This England Kenneth Branagh
Sky

Michael Winterbottom raconte trois mois dramatiques de l'Histoire de l'Angleterre, début 2020, entre l'émergence du COVID et l’hospitalisation de Boris Johnson. Une analyse clinique à voir dès ce soir sur Canal+ en France.

Too soon ? En septembre 2022, seulement deux années après le début de la pandémie de COVID-19, la télé anglaise diffusait déjà une série consacrée à la crise sanitaire en Grande-Bretagne et la manière dont elle a été gérée par le Gouvernement. "Voilà une série que personne n'avait demandé" s'agaçait ostensiblement la critique de The Independent, outre-Manche, où This England n'a pas été très bien accueillie. Et pour cause, ce drama hyper-contemporain - à voir à partir de ce soir sur Canal + en France - dépeint de manière étonnamment clinique l'escalade d'une situation aussi dramatique qu'imprévisible, peignant au passage un portrait mi-figue mi-raisin de l'administration Johnson, plus que de Boris lui-même.

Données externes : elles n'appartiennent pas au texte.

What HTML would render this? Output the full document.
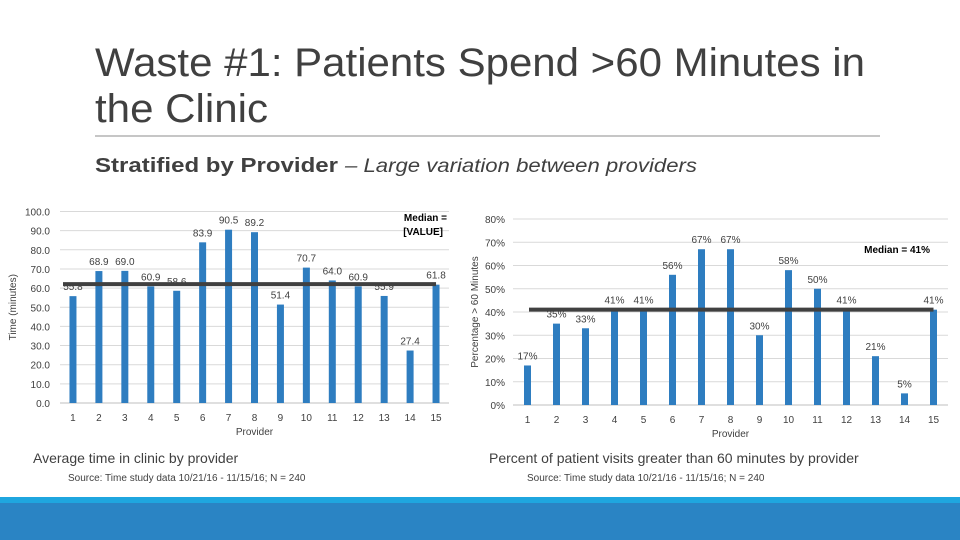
<!DOCTYPE html>
<html><head><meta charset="utf-8">
<style>
body{margin:0;background:#fff;}
svg{display:block;font-family:"Liberation Sans",sans-serif;}
</style></head>
<body>
<svg id="s" width="960" height="540" viewBox="0 0 960 540">
<text x="95" y="76" font-size="40" fill="#404040" textLength="770" lengthAdjust="spacingAndGlyphs">Waste #1: Patients Spend &gt;60 Minutes in</text>
<text x="95" y="122" font-size="40" fill="#404040" textLength="173" lengthAdjust="spacingAndGlyphs">the Clinic</text>
<line x1="95" y1="136" x2="880" y2="136" stroke="#8c8c8c" stroke-width="1"/>
<text x="95" y="172" font-size="20" fill="#404040" font-weight="bold" textLength="243" lengthAdjust="spacingAndGlyphs">Stratified by Provider</text>
<text x="345" y="172" font-size="19" fill="#404040" font-style="italic" textLength="352" lengthAdjust="spacingAndGlyphs">– Large variation between providers</text>
<g id="left"></g>
<g id="right"></g>
<text x="33" y="463" font-size="14" fill="#404040">Average time in clinic by provider</text>
<text x="68" y="481" font-size="10" fill="#404040">Source: Time study data 10/21/16 - 11/15/16; N = 240</text>
<text x="489" y="463" font-size="14" fill="#404040">Percent of patient visits greater than 60 minutes by provider</text>
<text x="527" y="481" font-size="10" fill="#404040">Source: Time study data 10/21/16 - 11/15/16; N = 240</text>
<rect x="0" y="497" width="960" height="6" fill="#1fa6df"/>
<rect x="0" y="503" width="960" height="37" fill="#2a84c4"/>
</svg>
<script>
const categories=["1","2","3","4","5","6","7","8","9","10","11","12","13","14","15"];
const timeValues=[55.8,68.9,69.0,60.9,58.6,83.9,90.5,89.2,51.4,70.7,64.0,60.9,55.9,27.4,61.8];
const timeMedian=62.1;
const timeTicks=[0,10,20,30,40,50,60,70,80,90,100];
const pctValues=[17,35,33,41,41,56,67,67,30,58,50,41,21,5,41];
const pctMedian=41;
const pctTicks=[0,10,20,30,40,50,60,70,80];
const NS="http://www.w3.org/2000/svg";
function mk(p,t,a,txt){const e=document.createElementNS(NS,t);for(const k in a)e.setAttribute(k,a[k]);if(txt!==undefined)e.textContent=txt;p.appendChild(e);return e;}
function chart(g,o){
  const y=v=>o.y0-(v-o.vmin)/(o.vmax-o.vmin)*(o.y0-o.y1);
  const step=(o.xr-o.xl)/categories.length;
  const x=i=>o.xl+step*(i+0.5);
  o.ticks.forEach(t=>{
    const gl=mk(g,'line',{x1:o.xl,x2:o.xr,y1:y(t),y2:y(t),stroke:t===o.vmin?'#bfbfbf':'#d9d9d9','stroke-width':1});
    
    
    const tl=mk(g,'text',{x:o.tickX,y:y(t)+4,'font-size':10,fill:'#404040','text-anchor':'end'},o.fmt(t));
    
    
  });
  categories.forEach((c,i)=>{
    const v=o.vals[i];
    const b=mk(g,'rect',{x:x(i)-3.5,y:y(v),width:7,height:y(o.vmin)-y(v),fill:'#2e7dc0'});
    
    
    const xl=mk(g,'text',{x:x(i),y:o.y0+18,'font-size':10,fill:'#404040','text-anchor':'middle'},c);
    
    
  });
  const m=mk(g,'line',{x1:o.mx1,x2:x(categories.length-1),y1:y(o.median),y2:y(o.median),stroke:'#404040','stroke-width':4});
  
  
  categories.forEach((c,i)=>{
    const v=o.vals[i];
    const lb=mk(g,'text',{x:x(i),y:y(v)-6,'font-size':10,fill:'#404040','text-anchor':'middle'},o.lab(v));
    
    
  });
  const xt=mk(g,'text',{x:(o.xl+o.xr)/2,y:o.y0+32,'font-size':10,fill:'#404040','text-anchor':'middle'},'Provider');
  
  
  const yt=mk(g,'text',{x:0,y:0,'font-size':10,fill:'#404040','text-anchor':'middle',transform:`translate(${o.ytx},${(o.y0+o.y1)/2}) rotate(-90)`},o.ytitle);
  
  
}
const L=document.getElementById('left'),R=document.getElementById('right');
chart(L,{vals:timeValues,median:timeMedian,ticks:timeTicks,vmin:0,vmax:100,y0:403,y1:211.5,xl:60,xr:449,tickX:50,fmt:t=>t.toFixed(1),lab:v=>v.toFixed(1),mx1:63,ytx:16,ytitle:'Time (minutes)'});
chart(R,{vals:pctValues,median:pctMedian,ticks:pctTicks,vmin:0,vmax:80,y0:405,y1:219,xl:513,xr:948,tickX:505,fmt:t=>t+'%',lab:v=>v+'%',mx1:529,ytx:478,ytitle:'Percentage > 60 Minutes'});
const a=mk(L,'text',{x:447,y:221,'font-size':10,'font-weight':'bold',fill:'#000','text-anchor':'end'},'Median =');


const a2=mk(L,'text',{x:443,y:235,'font-size':10,'font-weight':'bold',fill:'#000','text-anchor':'end'},'[VALUE]');


const b=mk(R,'text',{x:930,y:253,'font-size':10,'font-weight':'bold',fill:'#000','text-anchor':'end'},'Median = 41%');


</script>
</body></html>
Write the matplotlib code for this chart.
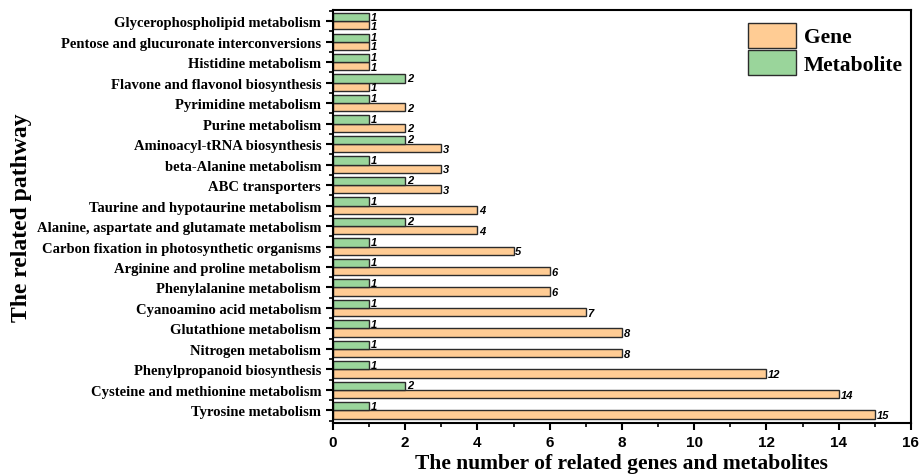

L'histoire débute en 2019, quand Boris Johnson succède à Theresa May au 10 Downing Street. Pour sécuriser sa domination au Parlement, il décide de tout miser sur le Brexit et d'attiser la défiance des Anglais contre l'Union Européenne, alors que les négociations pour la sortie du Royaume-Uni s'éternisent. "Get the Brexit Done" devient son leitmotiv et lui assure une victoire confortable lors des élections suivantes. Le voilà avec les pleins pouvoirs à la tête du gouvernement de sa Majesté, alors qu'il découvre, dans le même temps, que sa petite amie Carrie Symonds est enceinte. Tout semble aller pour le mieux mais en Chine, un virus gagne peu à peu du terrain. Les autorités sanitaires s'alarment rapidement, tandis que le cabinet de BoJo peine à prendre la menace au sérieux...



Moins portrait au vitriol d'un leader lunaire que la chronique dramatique d'une période tragique, This England est une expérience docu-fictionnelle assez étrange. Michael Winterbottom et ses équipes ont réalisé un très gros travail de documentation pour décrire au plus près les trois premiers mois de la pandémie. Et ça se sent. La série donne le tournis et fourmille de chiffres, d'informations, de détails sur la crise en train d'éclater, cherchant au passage à montrer l'inaction du Gouvernement et son manque de réactivité coupable. "Une entreprise impressionnante mais pas facile à regarder" résumait The Times au moment de la diffusion anglaise. Il est vrai que This England réveille en chacun de nous de terribles souvenirs encore très frais, qu'on préférerait ne pas déterrer tout de suite. Une parenthèse apocalyptique de l'ère moderne déclinée froidement en six épisodes, comme un examen clinique minutieux de ce qui est allé de travers.

Boris Johnson - incarné par un épatant Kenneth Branagh vraiment méconnaissable - n'est, d'ailleurs, pas tellement le principal accusé dans cette histoire. Michael Winterbottom dresse le portrait d'un homme cultivé mais pas très brillant, qui se repose essentiellement sur un populisme bas du front et ses équipes d'experts, pour diriger, tandis qu'il passe une bonne partie de son temps à la campagne avec sa jeune compagne enceinte. Citant Churchill à tout va, il déambule dans cette crise de manière maladroite, un peu benêt mais pas bien méchant, et parfois même attendrissant, lorsqu'il se retrouve lui-même dans un lit d'hôpital. C'est Dominic Cummings, son directeur de cabinet (écarté en novembre 2020) qui apparaît ici comme l'éminence grise manipulatrice et sans vergogne, et fait office de bad guy.

Le truc c'est que, Outre-Manche, comme en France, et pas plus que de l'autre côté des Alpes, l'ampleur de la crise sanitaire a pris tout le monde de court. Les autorités compétentes ont-elles trop tardé à réagir et à confiner ? C'est ce que suggère en filigrane This England. Et c'est certainement vrai. Mais son autopsie du COVID-19 est faite sur un virus et une pandémie encore loin d'être éradiqués, alors que les cas repartent à la hausse, en cet hiver 2022, un peu partout dans le monde et qu'une partie de la Chine vit encore confinée. La série prend alors une dimension anxiogène qui écrase tout le reste et on regarde tout ça comme une oeuvre surréaliste déconcertante. Peut-être qu'elle aura, au moins, la vertu de rappeler que le Coronavirus n'était pas qu'une simple grippe montée en épingle.